Problem requirements — Reproduce, character for character, the lines below from the first through the one with "8.279, 8.233]". Leave pictures out.

* * * * *

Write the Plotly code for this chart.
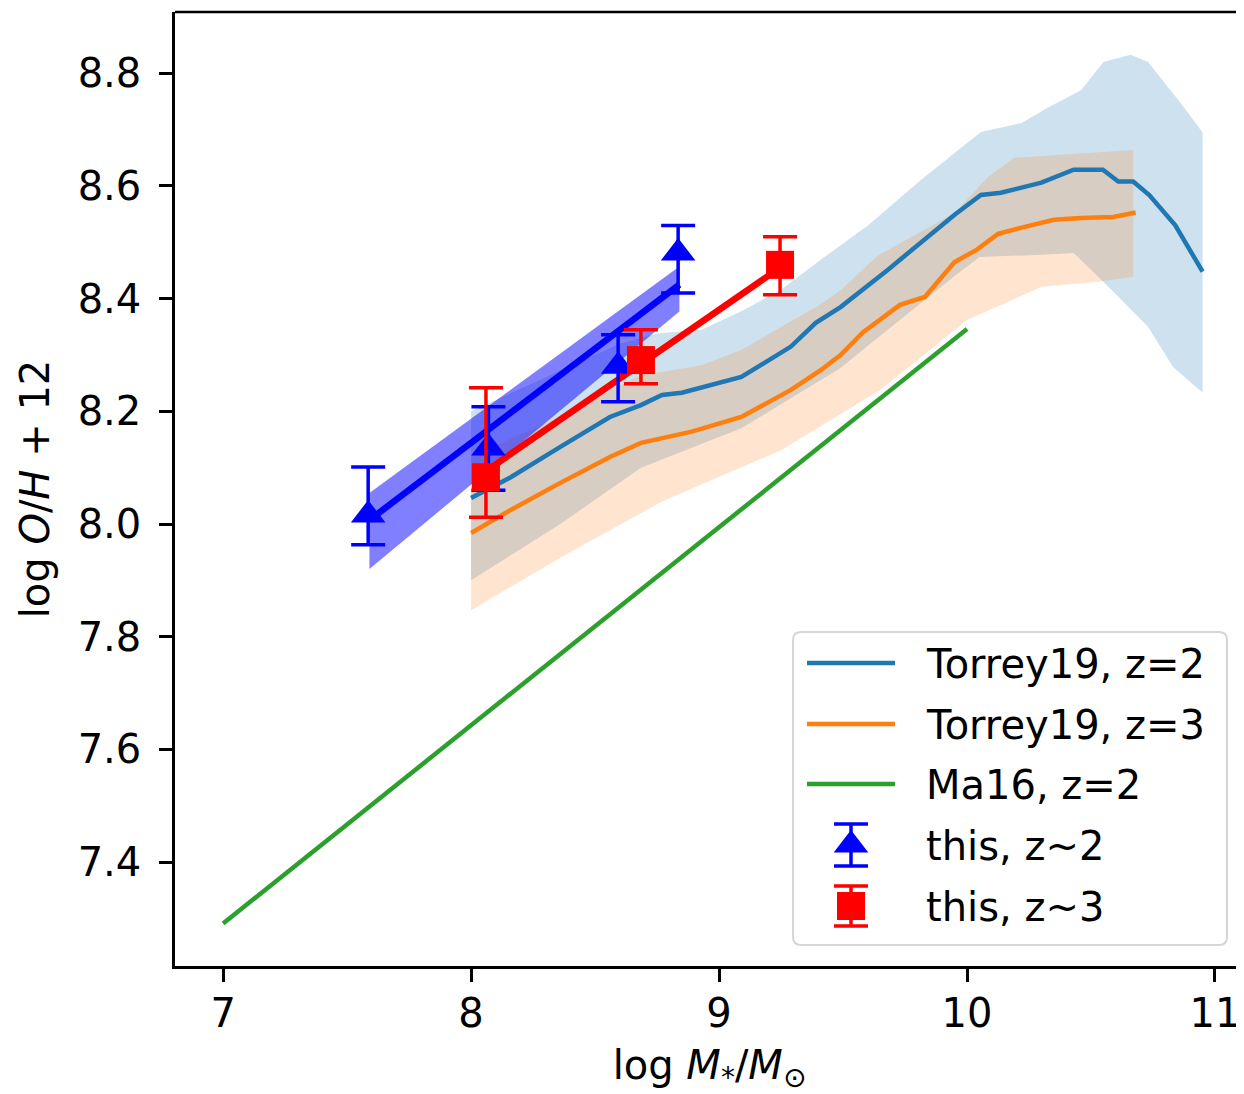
import plotly.graph_objects as go

# ---------------- data ----------------
# Torrey19, z=2 : median line
t2_x = [8.0, 8.16, 8.36, 8.56, 8.685, 8.77, 8.85, 8.89, 9.09, 9.29, 9.39, 9.49, 9.68,
        9.95, 10.056, 10.137, 10.22, 10.30, 10.43, 10.548, 10.61, 10.67, 10.735, 10.84, 10.95]
t2_y = [8.046, 8.083, 8.137, 8.19, 8.211, 8.229, 8.233, 8.238, 8.261, 8.315, 8.357, 8.385, 8.451,
        8.549, 8.584, 8.588, 8.597, 8.606, 8.629, 8.629, 8.608, 8.608, 8.584, 8.53, 8.448]
# Torrey19, z=2 : band edges
t2_up_x = [8.0, 8.3, 8.6, 8.75, 8.93, 9.1, 9.25, 9.41, 9.6, 9.815, 10.056, 10.22, 10.33,
           10.46, 10.55, 10.66, 10.73, 10.86, 10.95]
t2_up_y = [8.20, 8.26, 8.32, 8.338, 8.345, 8.38, 8.416, 8.469, 8.53, 8.611, 8.696, 8.712, 8.74,
           8.77, 8.82, 8.833, 8.82, 8.748, 8.695]
t2_lo_x = [8.0, 8.36, 8.685, 8.77, 9.09, 9.49, 9.61, 9.95, 10.05, 10.30, 10.43, 10.55, 10.73,
           10.83, 10.95]
t2_lo_y = [7.90, 8.00, 8.10, 8.114, 8.17, 8.277, 8.32, 8.44, 8.474, 8.478, 8.481, 8.43, 8.35,
           8.279, 8.233]

# Torrey19, z=3 : median line
t3_x = [8.0, 8.16, 8.36, 8.56, 8.685, 8.77, 8.89, 9.09, 9.29, 9.41, 9.49, 9.58, 9.73, 9.83,
        9.95, 10.04, 10.125, 10.22, 10.35, 10.46, 10.59, 10.68]
t3_y = [7.984, 8.025, 8.073, 8.119, 8.144, 8.152, 8.164, 8.19, 8.238, 8.273, 8.30, 8.34, 8.389,
        8.403, 8.465, 8.487, 8.515, 8.526, 8.540, 8.543, 8.545, 8.553]
# Torrey19, z=3 : band edges
t3_up_x = [8.0, 8.36, 8.685, 8.77, 8.93, 9.09, 9.41, 9.49, 9.64, 9.95, 10.085, 10.19, 10.67]
t3_up_y = [8.12, 8.19, 8.265, 8.27, 8.282, 8.309, 8.39, 8.415, 8.476, 8.552, 8.616, 8.65, 8.664]
t3_lo_x = [8.0, 8.36, 8.77, 9.25, 9.65, 10.0, 10.22, 10.30, 10.53, 10.67]
t3_lo_y = [7.847, 7.94, 8.04, 8.131, 8.238, 8.362, 8.405, 8.421, 8.43, 8.439]

# Ma16, z=2
ma_x = [7.0, 10.0]
ma_y = [7.291, 8.346]

# this, z~2
z2_x = [7.585, 8.07, 8.593, 8.835]
z2_y = [8.016, 8.135, 8.28, 8.481]
z2_ep = [0.085, 0.073, 0.056, 0.049]
z2_em = [0.053, 0.075, 0.063, 0.071]
z2_fit_x = [7.59, 8.84]
z2_fit_y = [8.007, 8.425]
z2_fit_up = [8.055, 8.457]
z2_fit_lo = [7.92, 8.377]

# this, z~3
z3_x = [8.06, 8.685, 9.246]
z3_y = [8.083, 8.291, 8.46]
z3_ep = [0.159, 0.054, 0.05]
z3_em = [0.071, 0.042, 0.053]
z3_fit_x = [8.06, 9.246]
z3_fit_y = [8.094, 8.455]

legend_labels = ["Torrey19, z=2", "Torrey19, z=3", "Ma16, z=2", "this, z~2", "this, z~3"]

x_ticks = [7, 8, 9, 10, 11]
y_ticks = [7.4, 7.6, 7.8, 8.0, 8.2, 8.4, 8.6, 8.8]

# ---------------- styling ----------------
C_BLUE = "#1f77b4"
C_ORANGE = "#ff7f0e"
C_GREEN = "#2ca02c"
FONT = "DejaVu Sans"
FS = 40
LW = 4.5

OFF = 8  # page body margin
W, H = 1244 - OFF, 1094 - OFF
L, R, T, B = 175 - OFF, 0, 12 - OFF, 128


def band(xu, yu, xl, yl):
    return list(xu) + list(xl)[::-1], list(yu) + list(yl)[::-1]


fig = go.Figure()

bx, by = band(t2_up_x, t2_up_y, t2_lo_x, t2_lo_y)
fig.add_trace(go.Scatter(x=bx, y=by, fill="toself", fillcolor="rgba(31,119,180,0.22)",
                         line=dict(width=0), mode="lines", showlegend=False, hoverinfo="skip"))
bx, by = band(t3_up_x, t3_up_y, t3_lo_x, t3_lo_y)
fig.add_trace(go.Scatter(x=bx, y=by, fill="toself", fillcolor="rgba(255,127,14,0.2)",
                         line=dict(width=0), mode="lines", showlegend=False, hoverinfo="skip"))

fig.add_trace(go.Scatter(x=t2_x, y=t2_y, mode="lines", line=dict(color=C_BLUE, width=LW),
                         name=legend_labels[0], showlegend=False))
fig.add_trace(go.Scatter(x=t3_x, y=t3_y, mode="lines", line=dict(color=C_ORANGE, width=LW),
                         name=legend_labels[1], showlegend=False))
fig.add_trace(go.Scatter(x=ma_x, y=ma_y, mode="lines", line=dict(color=C_GREEN, width=LW),
                         name=legend_labels[2], showlegend=False))

# fit band z~2
bx, by = band(z2_fit_x, z2_fit_up, z2_fit_x, z2_fit_lo)
fig.add_trace(go.Scatter(x=bx, y=by, fill="toself", fillcolor="rgba(0,0,255,0.5)",
                         line=dict(width=0), mode="lines", showlegend=False, hoverinfo="skip"))
fig.add_trace(go.Scatter(x=z2_fit_x, y=z2_fit_y, mode="lines", line=dict(color="blue", width=6.5),
                         showlegend=False))
fig.add_trace(go.Scatter(x=z3_fit_x, y=z3_fit_y, mode="lines", line=dict(color="red", width=6.5),
                         showlegend=False))

fig.add_trace(go.Scatter(x=z2_x, y=z2_y, mode="markers",
                         marker=dict(symbol="triangle-up", size=30, color="blue", line=dict(width=0)),
                         error_y=dict(type="data", symmetric=False, array=z2_ep, arrayminus=z2_em,
                                      color="blue", thickness=3.5, width=17),
                         name=legend_labels[3], showlegend=False))
fig.add_trace(go.Scatter(x=z3_x, y=z3_y, mode="markers",
                         marker=dict(symbol="square", size=28, color="red", line=dict(width=0)),
                         error_y=dict(type="data", symmetric=False, array=z3_ep, arrayminus=z3_em,
                                      color="red", thickness=3.5, width=17),
                         name=legend_labels[4], showlegend=False))

# ---------------- manual legend (matplotlib style) ----------------
PW = W - L - R
PH = H - T - B


def px(p):  # page pixel -> paper x
    return (p - OFF - L) / PW


def py(p):  # page pixel -> paper y
    return (H - B - (p - OFF)) / PH


rows = [663, 724, 784, 845, 906]
shapes = []
x0, x1, y0, y1 = px(793), px(1227), py(945), py(632)
rx, ry = 8 / PW, 8 / PH
path = (f"M{x0+rx},{y0} L{x1-rx},{y0} Q{x1},{y0} {x1},{y0+ry} L{x1},{y1-ry} Q{x1},{y1} {x1-rx},{y1} "
        f"L{x0+rx},{y1} Q{x0},{y1} {x0},{y1-ry} L{x0},{y0+ry} Q{x0},{y0} {x0+rx},{y0} Z")
shapes.append(dict(type="path", xref="paper", yref="paper", path=path,
                   fillcolor="rgba(255,255,255,0.8)", line=dict(color="#d6d6d6", width=2), layer="below"))
for r, c in zip(rows[:3], [C_BLUE, C_ORANGE, C_GREEN]):
    shapes.append(dict(type="line", xref="paper", yref="paper", x0=px(807), x1=px(895),
                       y0=py(r), y1=py(r), line=dict(color=c, width=LW)))
# top spine
shapes.append(dict(type="line", xref="paper", yref="paper", x0=0, x1=1, y0=1, y1=1,
                   line=dict(color="black", width=2.5)))

annotations = []
for r, lab in zip(rows, legend_labels):
    annotations.append(dict(xref="paper", yref="paper", x=px(924), y=py(r + 1), text=lab,
                            showarrow=False, xanchor="left", yanchor="middle",
                            font=dict(family=FONT, size=FS, color="black")))

fig.add_trace(go.Scatter(x=[px(851)], y=[py(rows[3])], xaxis="x2", yaxis="y2", mode="markers",
                         marker=dict(symbol="triangle-up", size=30, color="blue"),
                         error_y=dict(type="data", array=[21 / PH], color="blue", thickness=3.5, width=17),
                         showlegend=False, hoverinfo="skip"))
fig.add_trace(go.Scatter(x=[px(851)], y=[py(rows[4])], xaxis="x2", yaxis="y2", mode="markers",
                         marker=dict(symbol="square", size=28, color="red"),
                         error_y=dict(type="data", array=[20 / PH], color="red", thickness=3.5, width=17),
                         showlegend=False, hoverinfo="skip"))

fig.update_layout(
    width=W, height=H,
    margin=dict(l=L, r=R, t=T, b=B, pad=0),
    paper_bgcolor="white", plot_bgcolor="white",
    font=dict(family=FONT, size=FS, color="black"),
    showlegend=False,
    shapes=shapes,
    annotations=annotations,
    xaxis=dict(range=[6.806, 11.117], tickvals=x_ticks, ticktext=[str(v) for v in x_ticks],
               showgrid=False, zeroline=False, showline=True, linecolor="black", linewidth=2.5,
               ticks="outside", ticklen=13, tickwidth=2.5, tickcolor="black",
               ticklabelstandoff=-3,
               title=dict(text="log <i>M</i><sub>*</sub>/<i>M</i><sub>⊙</sub>",
                          font=dict(family=FONT, size=FS), standoff=19)),
    yaxis=dict(range=[7.2155, 8.9088], tickvals=y_ticks, tickformat=".1f",
               showgrid=False, zeroline=False, showline=True, linecolor="black", linewidth=2.5,
               ticks="outside", ticklen=13, tickwidth=2.5, tickcolor="black",
               ticklabelstandoff=10,
               title=dict(text="log <i>O</i>/<i>H</i> + 12",
                          font=dict(family=FONT, size=FS), standoff=16)),
    xaxis2=dict(overlaying="x", range=[0, 1], visible=False),
    yaxis2=dict(overlaying="y", range=[0, 1], visible=False),
)

fig.write_html("out.html")
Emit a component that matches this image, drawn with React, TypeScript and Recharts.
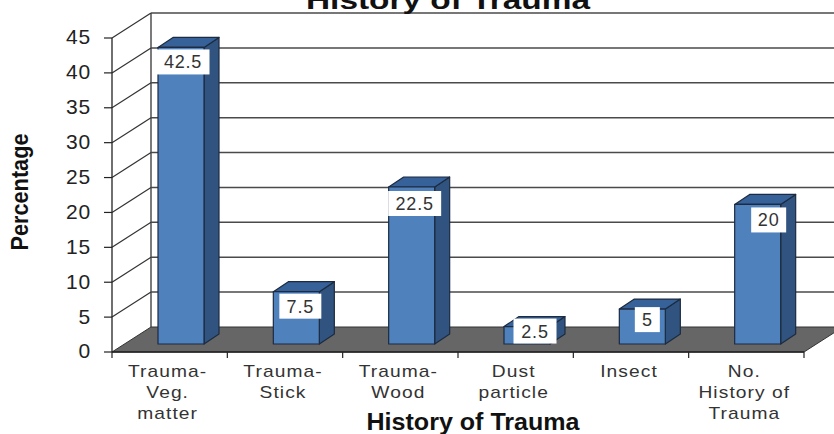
import React from "react";
import { BarChart, Bar, XAxis, YAxis, CartesianGrid, LabelList } from "recharts";

const categories = ["Trauma-\nVeg.\nmatter", "Trauma-\nStick", "Trauma-\nWood", "Dust\nparticle", "Insect", "No.\nHistory of\nTrauma"];
const percentages = [42.5, 7.5, 22.5, 2.5, 5, 20];
const yTicks = [0, 5, 10, 15, 20, 25, 30, 35, 40, 45];
const labelNudgeX = [2, 4, 3, 8, 5, 11];
const labelNudgeY = [2, 2, 4, -8, -2, 3];
const labelBoxWidth = [53, 42, 53, 43, 25, 35];

const data = categories.map((name, i) => ({ name, value: percentages[i] }));

const W = 834, H = 434;
const LEFT = 112, TOP = 38, BOTTOM = 82, RIGHT = 30;
const PLOT_H = H - TOP - BOTTOM;
const BAND = (W - LEFT - RIGHT) / categories.length;
const WALL_DX = 39, WALL_DY = -25;
const BAR_DX = 11, BAR_DY = -8;
const DEPTH_DX = 15, DEPTH_DY = -10;
const FONT = "'Liberation Sans', Arial, sans-serif";

function GridLine(props: any) {
  const { x1, x2, y1 } = props;
  const bx1 = x1 + WALL_DX, bx2 = x2 + WALL_DX, by = y1 + WALL_DY;
  const isFloor = y1 >= TOP + PLOT_H - 1;
  return (
    <g>
      {isFloor && (
        <>
          <polygon points={`${x1},${y1} ${bx1},${by} ${bx2},${by} ${x2},${y1}`} fill="#666666" stroke="#333333" strokeWidth={1} />
          <line x1={bx1} y1={by} x2={bx1} y2={by - PLOT_H} stroke="#333333" strokeWidth={1.3} />
        </>
      )}
      {!isFloor && <line x1={bx1} y1={by} x2={bx2} y2={by} stroke="#4a4a4a" strokeWidth={1.5} />}
      {!isFloor && <line x1={x1} y1={y1} x2={bx1} y2={by} stroke="#333333" strokeWidth={1.2} />}
    </g>
  );
}

function Bar3D(props: any) {
  const { x, y, width, height } = props;
  const fx = x + BAR_DX, fy = y + BAR_DY;
  const r = fx + width, b = fy + height;
  return (
    <g stroke="#1c2b40" strokeWidth={1.2} strokeLinejoin="round">
      <polygon points={`${r},${fy} ${r + DEPTH_DX},${fy + DEPTH_DY} ${r + DEPTH_DX},${b + DEPTH_DY} ${r},${b}`} fill="#30547f" />
      <polygon points={`${fx},${fy} ${fx + DEPTH_DX},${fy + DEPTH_DY} ${r + DEPTH_DX},${fy + DEPTH_DY} ${r},${fy}`} fill="#366199" />
      <rect x={fx} y={fy} width={width} height={height} fill="#4f81bd" />
    </g>
  );
}

function ValueLabel(props: any) {
  const { x, y, width, value, index } = props;
  const cx = x + BAR_DX + width / 2 + labelNudgeX[index];
  const top = y + BAR_DY + labelNudgeY[index];
  const w = labelBoxWidth[index];
  return (
    <g>
      <rect x={cx - w / 2} y={top} width={w} height={25} fill="#ffffff" />
      <text x={cx} y={top + 19} textAnchor="middle" fontFamily={FONT} fontSize={18} letterSpacing={0.8} fill="#333333">
        {value}
      </text>
    </g>
  );
}

function CategoryTick(props: any) {
  const { x, payload, index } = props;
  const lines = String(payload.value).split("\n");
  const axisY = TOP + PLOT_H;
  return (
    <g>
      <line x1={x - BAND / 2} y1={axisY} x2={x - BAND / 2} y2={axisY + 6} stroke="#222222" strokeWidth={1.2} />
      {index === categories.length - 1 && (
        <line x1={x + BAND / 2} y1={axisY} x2={x + BAND / 2} y2={axisY + 6} stroke="#222222" strokeWidth={1.2} />
      )}
      {lines.map((t, i) => (
        <text
          key={i}
          transform={`translate(${x - 2},${axisY + 25 + i * 21}) scale(1.2,1)`}
          textAnchor="middle"
          fontFamily={FONT}
          fontSize={16}
          letterSpacing={0.9}
          fill="#333333"
        >
          {t}
        </text>
      ))}
    </g>
  );
}

export default function App() {
  return (
    <div style={{ position: "absolute", left: 0, top: 0, width: W, height: H, background: "#ffffff", overflow: "hidden" }}>
      <BarChart width={W} height={H} data={data} margin={{ top: TOP, right: RIGHT, bottom: 0, left: 0 }} barSize={46}>
        <CartesianGrid horizontal={GridLine as any} vertical={false} />
        <XAxis dataKey="name" interval={0} height={BOTTOM} tick={CategoryTick as any} tickLine={false} axisLine={{ stroke: "#222222", strokeWidth: 1.3 }} />
        <YAxis
          width={LEFT}
          domain={[0, 45]}
          ticks={yTicks}
          interval={0}
          tickSize={8}
          tickMargin={13}
          tick={{ fontFamily: FONT, fontSize: 21, fill: "#222222", letterSpacing: 0.8, dy: -1 }}
          tickLine={{ stroke: "#222222", strokeWidth: 1.2 }}
          axisLine={{ stroke: "#222222", strokeWidth: 1.3 }}
        />
        <Bar dataKey="value" isAnimationActive={false} shape={Bar3D as any}>
          <LabelList dataKey="value" content={ValueLabel as any} />
        </Bar>
        <text x={448} y={9} textAnchor="middle" fontFamily={FONT} fontWeight="bold" fontSize={26} textLength={284} lengthAdjust="spacingAndGlyphs" fill="#111111">
          History of Trauma
        </text>
        <text x={473} y={430} textAnchor="middle" fontFamily={FONT} fontWeight="bold" fontSize={23} textLength={213} lengthAdjust="spacingAndGlyphs" fill="#111111">
          History of Trauma
        </text>
        <text x={0} y={0} transform="translate(28,192) rotate(-90)" textAnchor="middle" fontFamily={FONT} fontWeight="bold" fontSize={23} textLength={117} lengthAdjust="spacingAndGlyphs" fill="#111111">
          Percentage
        </text>
      </BarChart>
    </div>
  );
}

* * * * *

Final answer —
Write the Plotly code for this chart.
import plotly.graph_objects as go

# ---------------- data ----------------
# Torrey19, z=2 : median line
t2_x = [8.0, 8.16, 8.36, 8.56, 8.685, 8.77, 8.85, 8.89, 9.09, 9.29, 9.39, 9.49, 9.68,
        9.95, 10.056, 10.137, 10.22, 10.30, 10.43, 10.548, 10.61, 10.67, 10.735, 10.84, 10.95]
t2_y = [8.046, 8.083, 8.137, 8.19, 8.211, 8.229, 8.233, 8.238, 8.261, 8.315, 8.357, 8.385, 8.451,
        8.549, 8.584, 8.588, 8.597, 8.606, 8.629, 8.629, 8.608, 8.608, 8.584, 8.53, 8.448]
# Torrey19, z=2 : band edges
t2_up_x = [8.0, 8.3, 8.6, 8.75, 8.93, 9.1, 9.25, 9.41, 9.6, 9.815, 10.056, 10.22, 10.33,
           10.46, 10.55, 10.66, 10.73, 10.86, 10.95]
t2_up_y = [8.20, 8.26, 8.32, 8.338, 8.345, 8.38, 8.416, 8.469, 8.53, 8.611, 8.696, 8.712, 8.74,
           8.77, 8.82, 8.833, 8.82, 8.748, 8.695]
t2_lo_x = [8.0, 8.36, 8.685, 8.77, 9.09, 9.49, 9.61, 9.95, 10.05, 10.30, 10.43, 10.55, 10.73,
           10.83, 10.95]
t2_lo_y = [7.90, 8.00, 8.10, 8.114, 8.17, 8.277, 8.32, 8.44, 8.474, 8.478, 8.481, 8.43, 8.35,
           8.279, 8.233]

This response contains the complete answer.